A imagem demorou um pouco para ter esse papel de comunicação de massa. Desde as pinturas rupestres, ela passou pelo elitismo dos movimentos artísticos, pelas iluminuras dos livros medievais, pelos panoramas parisienses do século XIX, até, passando pelos cartazes impressos, chegar no daguerreótipo (e naquele outro que apareceu ao mesmo tempo, mas que ninguém nunca lembra). Surge então a fotografia, aquele “bicho do cão” que, nos dizeres do jornal chauvinista citado por Benjamin pretendia cometer o sacrilégio de tentar “fixar efêmeras imagens de espelho” de um homem feito à semelhança de Deus que, por serem a imagem Dele próprio, são impossíveis de serem fixadas por um mecanismo humano (LEIPZIGER ANZEIGER apud BENJAMIN).

Com esse mecanismo diabólico, a imagem alcança o poder de ser facilmente produzida e reproduzida para a contemplação da incontável (e contraditória) massa de indivíduos, fato que será ainda corroborado com o posterior surgimento do cinema e da TV.

Assim, chegamos ao contemporâneo computador. A bugiganga eletrônica que unificou os múltiplos tipos de imagem e som. Agora cabe a pergunta. O computador mudou em essência a maneira como se dá a comunicação entre os homens? A convergência entre todos os gêneros de suporte em uma só máquina nos traz uma ruptura com a nossa tradição de comunicação? Esta ruptura é algo que muda qualitativamente nosso modo de expressar idéias ou apenas possibilita que expressemos idéias para mais pessoas e mais rapidamente do que antes? O que estamos observando é o início de uma revolução da linguagem humana? O que temos hoje é a possibilidade de unirmos aspectos da interação face a face como, por exemplo, a linguagem corporal, com as possibilidades de comunicação à distância trazidas por tecnologias como a televisão e o rádio, mais a possibilidade de estabelecermos não uma emissão-recepção, mas uma comunicação em duas ou mais vias. Esse fato produzirá novas formas de interação?
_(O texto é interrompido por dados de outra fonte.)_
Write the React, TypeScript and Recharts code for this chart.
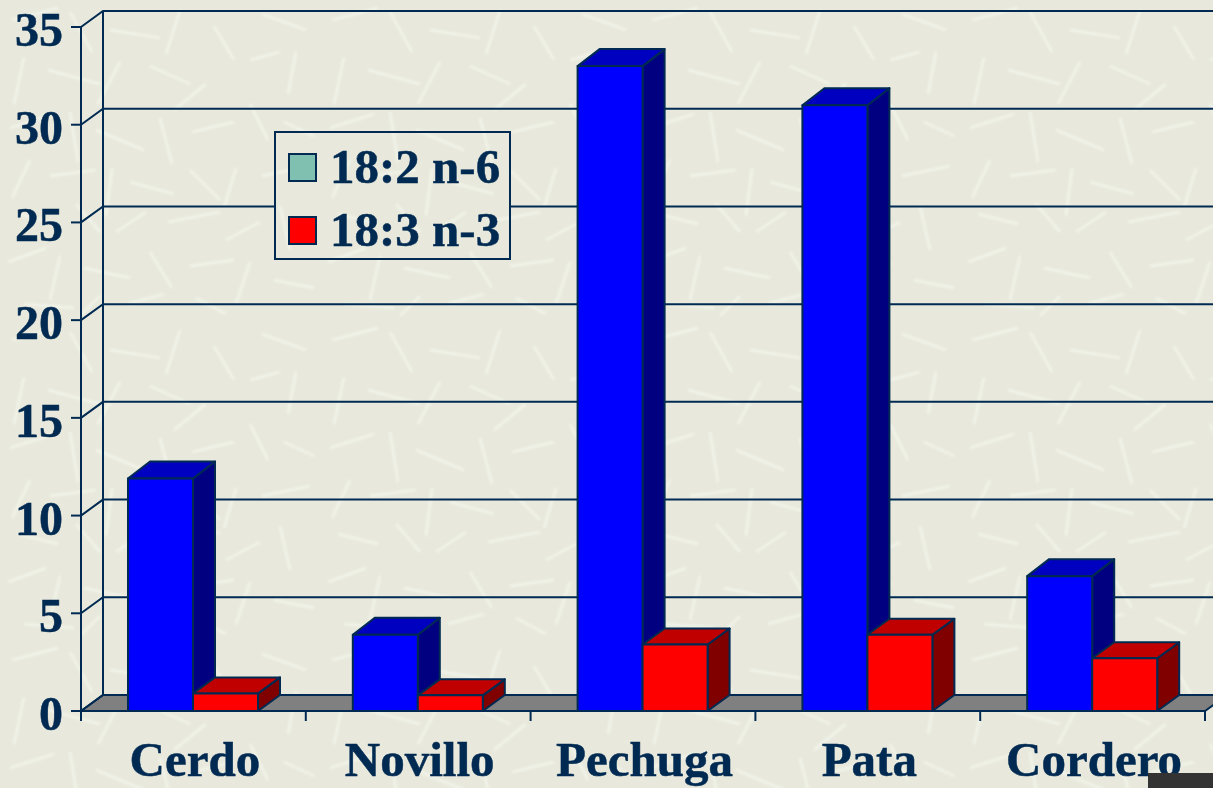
import React from "react";
import { BarChart, Bar, XAxis, YAxis, CartesianGrid, Legend } from "recharts";

// fatty acid content per cut of meat
const categories = ["Cerdo", "Novillo", "Pechuga", "Pata", "Cordero"];
const serie18_2 = [11.9, 3.9, 33, 31, 6.9];
const serie18_3 = [0.9, 0.8, 3.4, 3.9, 2.7];
const seriesNames = ["18:2 n-6", "18:3 n-3"];
const legendColors = ["#7fc0b0", "#ff0000"];
const yTicks = [0, 5, 10, 15, 20, 25, 30, 35];

const data = categories.map((name, i) => ({
  name,
  a: serie18_2[i],
  b: serie18_3[i],
}));

const INK = "#002a52";
const FONT = "'Liberation Serif', 'Times New Roman', serif";
const DEPTH_X = 22;
const DEPTH_Y = 16;

// hand placed pale fibres for the paper look of the slide background
const fibres = [
  "M12 20l46 -12", "M70 12l22 40", "M110 30l50 8", "M180 10l-14 44", "M214 26l20 34", "M262 14l44 16",
  "M24 58l-10 46", "M48 70l52 14", "M120 62l-22 42", "M150 66l40 18", "M206 84l-32 26", "M250 60l30 -8", "M296 52l-8 42",
  "M10 128l44 -14", "M70 112l8 50", "M96 130l48 20", "M160 118l12 46", "M192 132l42 -10", "M250 104l18 36", "M284 122l30 14",
  "M30 160l-18 38", "M50 176l46 -6", "M112 168l-6 48", "M130 182l44 12", "M190 170l30 30", "M236 168l-12 40", "M262 176l48 -10",
  "M18 214l40 10", "M76 204l24 28", "M146 212l-30 20", "M168 222l52 -10", "M226 240l34 -18", "M280 206l10 44",
  "M8 262l38 -14", "M60 256l-10 44", "M84 268l46 10", "M150 252l22 36", "M190 266l44 -6", "M250 262l-14 42", "M274 280l40 8",
  "M24 304l50 4", "M100 296l-20 20", "M128 304l36 -10", "M196 298l30 16",
];
const tile = `<svg xmlns='http://www.w3.org/2000/svg' width='320' height='320'><defs><filter id='b'><feGaussianBlur stdDeviation='1'/></filter></defs><rect width='320' height='320' fill='#e8e9dc'/><g filter='url(#b)' stroke='#f4f5ec' stroke-opacity='0.75' stroke-width='3' fill='none'>${fibres
  .map((d) => `<path d='${d}'/>`)
  .join("")}</g></svg>`;
const paper = {
  backgroundImage: `url("data:image/svg+xml,${encodeURIComponent(tile)}")`,
  backgroundAttachment: "fixed",
};

// box drawn by hand since recharts has no 3d bars
const Bar3D = (props: any) => {
  const { x, y, width, height, fill, side, top, depthY } = props;
  return (
    <g stroke={INK} strokeWidth={2} strokeLinejoin="round">
      <polygon
        points={`${x + width},${y} ${x + width + DEPTH_X},${y - depthY} ${x + width + DEPTH_X},${y + height - depthY} ${x + width},${y + height}`}
        fill={side}
      />
      <polygon
        points={`${x},${y} ${x + DEPTH_X},${y - depthY} ${x + width + DEPTH_X},${y - depthY} ${x + width},${y}`}
        fill={top}
      />
      <rect x={x} y={y} width={width} height={height} fill={fill} />
    </g>
  );
};

// grid runs from the front axis up the side wall and along the back wall
const GridLine = (props: any) => {
  const { x1, x2, y1, key, y, height, index } = props;
  const isFloor = Math.abs(y1 - (y + height)) < 1;
  return (
    <g key={key ?? index}>
      {isFloor && (
        <polygon
          points={`${x1},${y1} ${x1 + DEPTH_X},${y1 - DEPTH_Y} ${x2 + DEPTH_X},${y1 - DEPTH_Y} ${x2},${y1}`}
          fill="#808080"
          stroke={INK}
          strokeWidth={2}
        />
      )}
      <polyline
        points={`${x1},${y1} ${x1 + DEPTH_X},${y1 - DEPTH_Y} ${x2 + DEPTH_X},${y1 - DEPTH_Y}`}
        fill="none"
        stroke={INK}
        strokeWidth={2}
      />
      {Math.abs(y1 - y) < 1 && (
        <line
          x1={x1 + DEPTH_X}
          y1={y1 - DEPTH_Y}
          x2={x1 + DEPTH_X}
          y2={y + height - DEPTH_Y}
          stroke={INK}
          strokeWidth={2}
        />
      )}
    </g>
  );
};

const CategoryTick = (props: any) => {
  const { x, y, payload, index } = props;
  const band = 1124 / categories.length;
  return (
    <g>
      <line x1={x - band / 2} y1={711} x2={x - band / 2} y2={721} stroke={INK} strokeWidth={2} />
      {index === categories.length - 1 && (
        <line x1={x + band / 2} y1={711} x2={x + band / 2} y2={721} stroke={INK} strokeWidth={2} />
      )}
      <text
        x={x + 1.5}
        y={y + 57}
        textAnchor="middle"
        fontFamily={FONT}
        fontSize={49}
        fontWeight="bold"
        fill={INK}
        stroke={INK}
        strokeWidth={0.5}
      >
        {payload.value}
      </text>
    </g>
  );
};

const LegendBox = (props: any) => (
  <div
    style={{
      ...paper,
      position: "relative",
      width: 237,
      height: 129,
      boxSizing: "border-box",
      border: `2px solid ${INK}`,
      fontFamily: FONT,
      fontSize: 49,
      fontWeight: "bold",
      color: INK,
      WebkitTextStroke: `0.5px ${INK}`,
    }}
  >
    {(props.payload || []).map((entry: any, i: number) => (
      <div key={entry.value} style={{ position: "absolute", left: 0, top: 12 + i * 63, height: 50, whiteSpace: "nowrap" }}>
        <span
          style={{
            position: "absolute",
            left: 12,
            top: 8,
            width: 29,
            height: 29,
            boxSizing: "border-box",
            background: legendColors[i],
            border: `2px solid ${INK}`,
          }}
        />
        <span style={{ position: "absolute", left: 54, top: -3, lineHeight: "50px" }}>{entry.value}</span>
      </div>
    ))}
  </div>
);

export default function App() {
  return (
    <div style={{ ...paper, position: "fixed", left: 0, top: 0, width: 1213, height: 788, overflow: "hidden" }}>
      <BarChart
        width={1213}
        height={788}
        data={data}
        margin={{ top: 27, right: 8, bottom: 0, left: 0 }}
        barSize={65}
        barGap={0}
        style={{ overflow: "hidden" }}
      >
        <CartesianGrid vertical={false} horizontal={GridLine as any} />
        <XAxis
          dataKey="name"
          interval={0}
          tickLine={false}
          axisLine={{ stroke: INK, strokeWidth: 2 }}
          tick={CategoryTick as any}
          height={77}
        />
        <YAxis
          width={81}
          domain={[0, 35]}
          ticks={yTicks}
          interval={0}
          tickSize={10}
          tickMargin={8}
          axisLine={{ stroke: INK, strokeWidth: 2 }}
          tickLine={{ stroke: INK, strokeWidth: 2 }}
          tick={{ fontFamily: FONT, fontSize: 48, fontWeight: "bold", fill: INK, stroke: INK, strokeWidth: 0.5, dy: 2 }}
        />
        <Legend
          layout="vertical"
          align="center"
          verticalAlign="middle"
          content={LegendBox as any}
          wrapperStyle={{ left: 274, top: 131, width: 237, height: 129, margin: 0 }}
        />
        <Bar
          dataKey="a"
          name={seriesNames[0]}
          fill="#0000ff"
          isAnimationActive={false}
          shape={(p: any) => <Bar3D {...p} fill="#0000ff" side="#000080" top="#0000c0" depthY={17} />}
        />
        <Bar
          dataKey="b"
          name={seriesNames[1]}
          fill="#ff0000"
          isAnimationActive={false}
          shape={(p: any) => <Bar3D {...p} fill="#ff0000" side="#800000" top="#c00000" depthY={16} />}
        />
      </BarChart>
      <div style={{ position: "absolute", left: 1148, top: 773, width: 65, height: 15, background: "#333333" }} />
    </div>
  );
}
Em essência, para nos comunicarmos, ainda nos utilizamos daqueles três elementos de origem antiqüíssima na história do homem. Em um primeiro momento não parece haver mudança fundamental na estrutura constitutiva daquela tríade. Mas as novas possibilidades nascidas no contemporâneo podem desencadear um momento de mudança estrutural das relações de comunicação. A própria linguagem corporal, pode reaparecer com o uso das webcams ligadas nos computadores conectados a internet, o que pode modificar significativamente a maneira como se dão as relações nesse contexto. O interlocutor, antes de aparecer na frente de sua câmera para outras pessoas, vai precisar se portar corretamente segundo as exigências da norma moral válida.
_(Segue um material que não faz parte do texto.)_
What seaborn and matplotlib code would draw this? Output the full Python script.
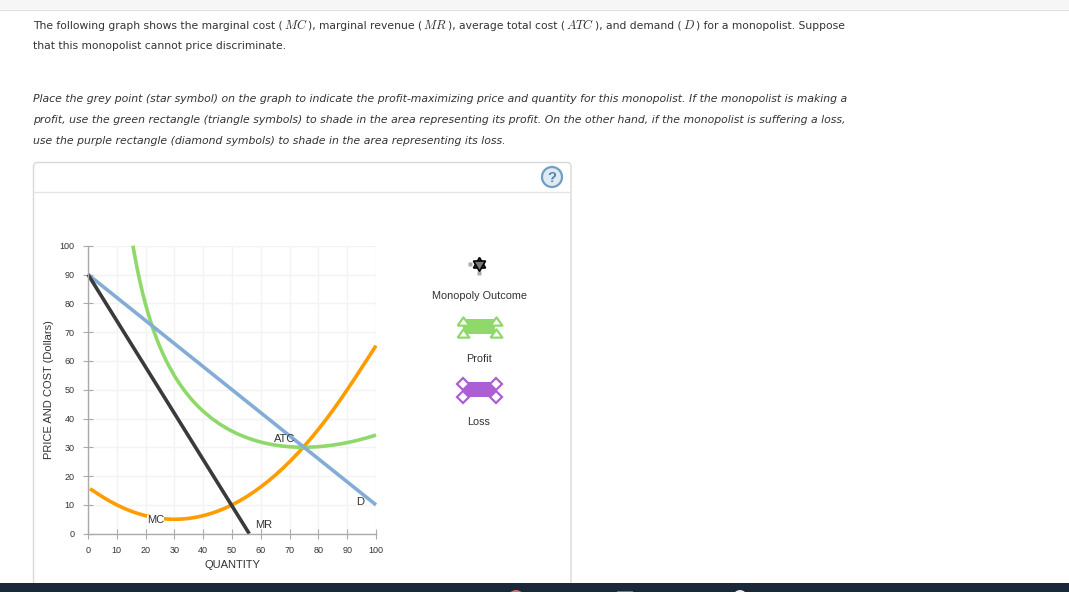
import matplotlib
matplotlib.use('Agg')
import matplotlib.pyplot as plt
from matplotlib.patches import Rectangle, FancyBboxPatch, Circle
import pandas as pd
import seaborn as sns

# --- Data ---
MC_Q = [0.7, 2.5, 5, 7.5, 10, 12.5, 15, 17.5, 20, 22.5, 25, 27.5, 30, 32.5, 35, 37.5, 40, 42.5, 45, 47.5, 50,
        52.5, 55, 57.5, 60, 62.5, 65, 67.5, 70, 72.5, 75, 77.5, 80, 82.5, 85, 87.5, 90, 92.5, 95, 97.5, 100]
MC_P = [15.6, 14.45, 12.81, 11.33, 10, 8.83, 7.81, 6.95, 6.25, 5.7, 5.31, 5.08, 5, 5.08, 5.31, 5.7, 6.25, 6.95,
        7.81, 8.83, 10, 11.33, 12.81, 14.45, 16.25, 18.2, 20.31, 22.58, 25, 27.58, 30.31, 33.2, 36.25, 39.45,
        42.81, 46.33, 50, 53.7, 57.6, 61.4, 65.3]
ATC_Q = [15.6, 16, 17, 18, 19, 20, 21, 22, 23, 24, 25, 26, 27, 28, 30, 32, 34, 36, 38, 40, 43, 46, 49, 52, 55,
         58, 61, 64, 67, 70, 73, 76, 79, 82, 85, 88, 91, 94, 97, 100]
ATC_P = [100, 97.76, 92.43, 87.68, 83.42, 79.57, 76.07, 72.88, 69.96, 67.28, 64.8, 62.51, 60.39, 58.41, 54.85,
         51.74, 49, 46.57, 44.41, 42.5, 39.99, 37.89, 36.1, 34.62, 33.39, 32.36, 31.56, 30.93, 30.48, 30.18,
         30.03, 30.02, 30.14, 30.39, 30.76, 31.24, 31.83, 32.53, 33.34, 34.25]
D_Q = [0, 100]
D_P = [90, 10]
MR_Q = [0, 56]
MR_P = [90, 0]
TICKS = [0, 10, 20, 30, 40, 50, 60, 70, 80, 90, 100]

LINE_1 = ['The following graph shows the marginal cost (', '$MC$', '), marginal revenue (', '$MR$',
          '), average total cost (', '$ATC$', '), and demand (', '$D$', ') for a monopolist. Suppose']
LINE_2 = 'that this monopolist cannot price discriminate.'
TASK_LINES = [
    'Place the grey point (star symbol) on the graph to indicate the profit-maximizing price and quantity for this monopolist. If the monopolist is making a',
    'profit, use the green rectangle (triangle symbols) to shade in the area representing its profit. On the other hand, if the monopolist is suffering a loss,',
    'use the purple rectangle (diamond symbols) to shade in the area representing its loss.',
]

# --- Colours ---
TEXT = '#333333'
GREEN = '#8fd96b'
PURPLE = '#ab5fd3'
ORANGE = '#ff9c00'
BLUE = '#83add6'
BLACK = '#3a3a3a'
AXIS = '#aaaaaa'

W, H = 1069, 592
BODY_SIZE = 7.75
ITALIC_SIZE = 7.82
MATH_SIZE = 9

sns.set_theme(style='white')
plt.rcParams['font.family'] = ['DejaVu Sans']
plt.rcParams['mathtext.fontset'] = 'cm'

fig = plt.figure(figsize=(W / 100, H / 100), dpi=100, facecolor='white')

# page layer in pixel coordinates
page = fig.add_axes([0, 0, 1, 1])
page.set_xlim(0, W)
page.set_ylim(H, 0)
page.axis('off')

page.add_patch(Rectangle((0, 0), W, 9, fc='#f6f6f6', ec='none'))
page.plot([0, W], [9.5, 9.5], color='#e2e2e2', lw=1)
page.add_patch(Rectangle((0, 583), W, 9, fc='#1b2838', ec='none', zorder=5))
page.add_patch(Circle((516, 598), 8, fc='#d9705f', ec='none', zorder=6))
page.add_patch(Rectangle((617, 590.5), 16, 2, fc='#4a7fc1', ec='none', zorder=6))
page.add_patch(Circle((740, 597), 7, fc='#eeeeee', ec='none', zorder=6))


def draw_runs(x, y, runs):
    # lay text and math pieces end to end, math is set a bit larger
    renderer = fig.canvas.get_renderer()
    for run in runs:
        size = MATH_SIZE if run.startswith('$') else BODY_SIZE
        t = page.text(x, y, run, fontsize=size, color=TEXT, va='baseline')
        x += t.get_window_extent(renderer).width + 1
        if not run.startswith('$') and run.endswith(' '):
            x += 2.5


draw_runs(33, 29, LINE_1)
page.text(33, 46, LINE_2, fontsize=BODY_SIZE, color=TEXT, va='center')
for y, line in zip([99, 120, 141], TASK_LINES):
    page.text(33, y, line, fontsize=ITALIC_SIZE, style='italic', color=TEXT, va='center')

# card around the graph
page.add_patch(FancyBboxPatch((33.5, 162.5), 537.5, 440, boxstyle='round,pad=0,rounding_size=4',
                              fc='white', ec='#d9d9d9', lw=1))
page.plot([34, 571], [191.5, 191.5], color='#e4e4e4', lw=1)
page.add_patch(Circle((552, 177), 10, fc='#dfeaf3', ec='#6f9fc4', lw=1.6))
page.text(552, 177.5, '?', fontsize=10.5, fontweight='bold', color='#4f86b0',
          ha='center', va='center', family='Liberation Sans')

# legend column on the right of the graph
LEG = dict(fontsize=7.8, color=TEXT, ha='center', va='center', family='Liberation Sans')
page.text(479, 296, 'Monopoly Outcome', **LEG)
page.text(479, 359, 'Profit', **LEG)
page.text(479, 422, 'Loss', **LEG)

page.plot([469.5], [263.5], 's', ms=2.8, color='#aaaaaa', mec='none')
page.plot([479], [272.5], 's', ms=3, color='#aaaaaa', mec='none')
page.plot([479], [264], marker=(3, 0, 0), ms=10, mfc='#777777', mec='black', mew=1.2)
page.plot([479], [264], marker=(3, 0, 180), ms=10, mfc='#777777', mec='black', mew=1.2)

TRIANGLE = [(-1, -0.7), (1, -0.7), (0, 0.7), (-1, -0.7)]
page.add_patch(Rectangle((463, 319), 32, 15, fc=GREEN, ec='none'))
for x, y in [(463, 321), (496, 321), (463, 333), (496, 333)]:
    page.plot([x], [y], marker=TRIANGLE, ms=8.5, mfc='white', mec=GREEN, mew=1.6)
page.add_patch(Rectangle((463, 382), 32, 15, fc=PURPLE, ec='none'))
for x, y in [(463, 383.5), (496, 383.5), (463, 396.5), (496, 396.5)]:
    page.plot([x], [y], marker='D', ms=6, mfc='white', mec=PURPLE, mew=1.6)

# the graph itself, x 88-376 px and y 245.7-533.7 px
ax = fig.add_axes([88 / W, 1 - 533.7 / H, 288 / W, 288 / H])
ax.patch.set_alpha(0)
ax.set_xlim(0, 100)
ax.set_ylim(0, 100)
ax.set_xticks(TICKS)
ax.set_yticks(TICKS)
ax.grid(True, color='#f3f3f3', lw=1)
ax.set_axisbelow(True)
for side in ['top', 'right']:
    ax.spines[side].set_visible(False)
for side in ['left', 'bottom']:
    ax.spines[side].set_color(AXIS)
    ax.spines[side].set_linewidth(1)
ax.tick_params(axis='x', direction='inout', length=7, width=0.8, color=AXIS, pad=5,
               labelsize=6.5, labelcolor=TEXT, bottom=True)
ax.tick_params(axis='y', direction='inout', length=7, width=0.8, color=AXIS, pad=6,
               labelsize=6.5, labelcolor=TEXT, left=True)
for lab in ax.get_xticklabels() + ax.get_yticklabels():
    lab.set_family('Liberation Sans')

series = [(MC_Q, MC_P, ORANGE), (ATC_Q, ATC_P, GREEN), (D_Q, D_P, BLUE), (MR_Q, MR_P, BLACK)]
for q, p, color in series:
    df = pd.DataFrame({'q': q, 'p': p})
    sns.lineplot(data=df, x='q', y='p', color=color, lw=2.6, ax=ax, clip_on=False,
                 solid_capstyle='butt', solid_joinstyle='round', errorbar=None, sort=False)

ax.set_xlabel('QUANTITY', fontsize=8, color=TEXT, family='Liberation Sans', labelpad=4)
ax.set_ylabel('PRICE AND COST (Dollars)', fontsize=8, color=TEXT, family='Liberation Sans', labelpad=4)

CURVE = dict(fontsize=8, color=TEXT, ha='center', va='center', family='Liberation Sans')
HALO = dict(fc='white', ec='none', pad=0)
ax.text(23.5, 4.7, 'MC', bbox=HALO, **CURVE)
ax.text(61, 3, 'MR', **CURVE)
ax.text(68.4, 32.8, 'ATC', **CURVE)
ax.text(94.5, 11, 'D', **CURVE)

fig.savefig('out.png', dpi=100)
plt.close(fig)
O computador também pode estimular a imagem como produtora de significados independente da [des]necessária legenda que tem a função de explicitar o conteúdo da figura. A possibilidade de trabalharmos com signos não lingüísticos e independentes de uma escrita, parece se aproximar. Se já possuímos um clichê que diz que o signo lingüístico não dá conta de toda a realidade, o que faz a filosofia se aproximar cada vez mais da literatura e da arte, se utilizando de metáforas e outros exemplos imagéticos para a expressão cada vez mais fiel das idéias e sensações, a imagem como linguagem independente seria uma solução.
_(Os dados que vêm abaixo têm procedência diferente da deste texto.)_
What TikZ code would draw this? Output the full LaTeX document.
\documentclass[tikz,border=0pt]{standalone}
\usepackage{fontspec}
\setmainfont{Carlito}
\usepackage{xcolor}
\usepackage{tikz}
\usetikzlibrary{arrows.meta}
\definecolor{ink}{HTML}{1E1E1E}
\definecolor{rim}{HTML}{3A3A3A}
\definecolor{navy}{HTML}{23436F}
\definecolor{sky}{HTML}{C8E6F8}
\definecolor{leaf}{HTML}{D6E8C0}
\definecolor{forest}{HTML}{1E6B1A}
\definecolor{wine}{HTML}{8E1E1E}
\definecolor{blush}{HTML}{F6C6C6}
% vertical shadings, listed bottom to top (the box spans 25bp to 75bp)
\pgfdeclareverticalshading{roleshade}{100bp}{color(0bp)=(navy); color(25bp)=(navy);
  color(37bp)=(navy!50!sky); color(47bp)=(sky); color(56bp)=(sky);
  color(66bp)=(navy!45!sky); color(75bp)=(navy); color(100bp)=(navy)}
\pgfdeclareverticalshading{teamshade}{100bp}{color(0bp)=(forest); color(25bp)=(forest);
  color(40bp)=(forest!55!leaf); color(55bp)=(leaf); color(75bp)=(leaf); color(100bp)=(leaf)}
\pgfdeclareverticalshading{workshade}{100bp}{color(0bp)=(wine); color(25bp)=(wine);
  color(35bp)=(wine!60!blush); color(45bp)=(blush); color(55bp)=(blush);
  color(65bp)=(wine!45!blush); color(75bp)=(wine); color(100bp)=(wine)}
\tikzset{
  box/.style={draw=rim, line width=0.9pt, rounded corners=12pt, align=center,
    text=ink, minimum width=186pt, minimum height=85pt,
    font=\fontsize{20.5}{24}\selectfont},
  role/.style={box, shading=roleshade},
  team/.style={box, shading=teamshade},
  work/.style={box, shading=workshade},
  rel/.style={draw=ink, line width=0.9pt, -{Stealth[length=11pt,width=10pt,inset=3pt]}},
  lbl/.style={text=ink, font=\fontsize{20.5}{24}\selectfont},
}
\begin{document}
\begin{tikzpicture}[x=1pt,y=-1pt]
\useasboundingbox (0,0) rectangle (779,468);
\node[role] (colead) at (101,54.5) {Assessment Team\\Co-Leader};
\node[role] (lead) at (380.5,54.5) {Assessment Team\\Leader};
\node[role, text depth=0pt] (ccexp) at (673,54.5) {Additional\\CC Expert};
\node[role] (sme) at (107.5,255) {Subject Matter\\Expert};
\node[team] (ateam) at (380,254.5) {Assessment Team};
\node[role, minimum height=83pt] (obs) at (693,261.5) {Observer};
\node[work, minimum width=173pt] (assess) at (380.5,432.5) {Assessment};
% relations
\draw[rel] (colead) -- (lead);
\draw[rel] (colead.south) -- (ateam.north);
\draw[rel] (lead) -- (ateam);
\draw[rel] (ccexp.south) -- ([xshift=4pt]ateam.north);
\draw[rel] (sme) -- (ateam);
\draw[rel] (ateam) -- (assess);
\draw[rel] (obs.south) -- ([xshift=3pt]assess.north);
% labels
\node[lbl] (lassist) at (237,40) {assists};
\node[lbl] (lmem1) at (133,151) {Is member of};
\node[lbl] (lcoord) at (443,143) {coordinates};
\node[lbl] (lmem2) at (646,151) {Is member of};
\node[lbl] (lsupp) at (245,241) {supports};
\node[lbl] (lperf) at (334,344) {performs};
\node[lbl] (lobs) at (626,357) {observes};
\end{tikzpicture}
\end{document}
Mas o caminho de uma linguagem imagética tão eficaz quanto a lingüística de fato é um tanto obscuro. Talvez o correto não seja separar as linguagens, mas utilizá-las todas conjuntamente. Como já falamos, o computador teve o papel de unificar algumas das múltiplas linguagens produzidas pelo homem em uma máquina apenas, permitindo que sejam utilizadas ao mesmo tempo, que se complementem. Se a revolução profetizada se baseia nessa capacidade do computador de se aproximar cada vez mais da riqueza da interação face a face, ainda tenho dúvidas se podemos chamar tudo isso de revolução. Mas se falamos em possibilidades radicalmente novas de interação, mesmo que ainda obscuras para nós, talvez possamos falar em reais possibilidades revolucionárias da linguagem.

Um comentário:

Anônimo disse...

Muito bom seu artigo. Acho que você tem razão quando disse que ele está se aproximando do seu ideal. Pra mim já está ótimo. Parece um professor falando.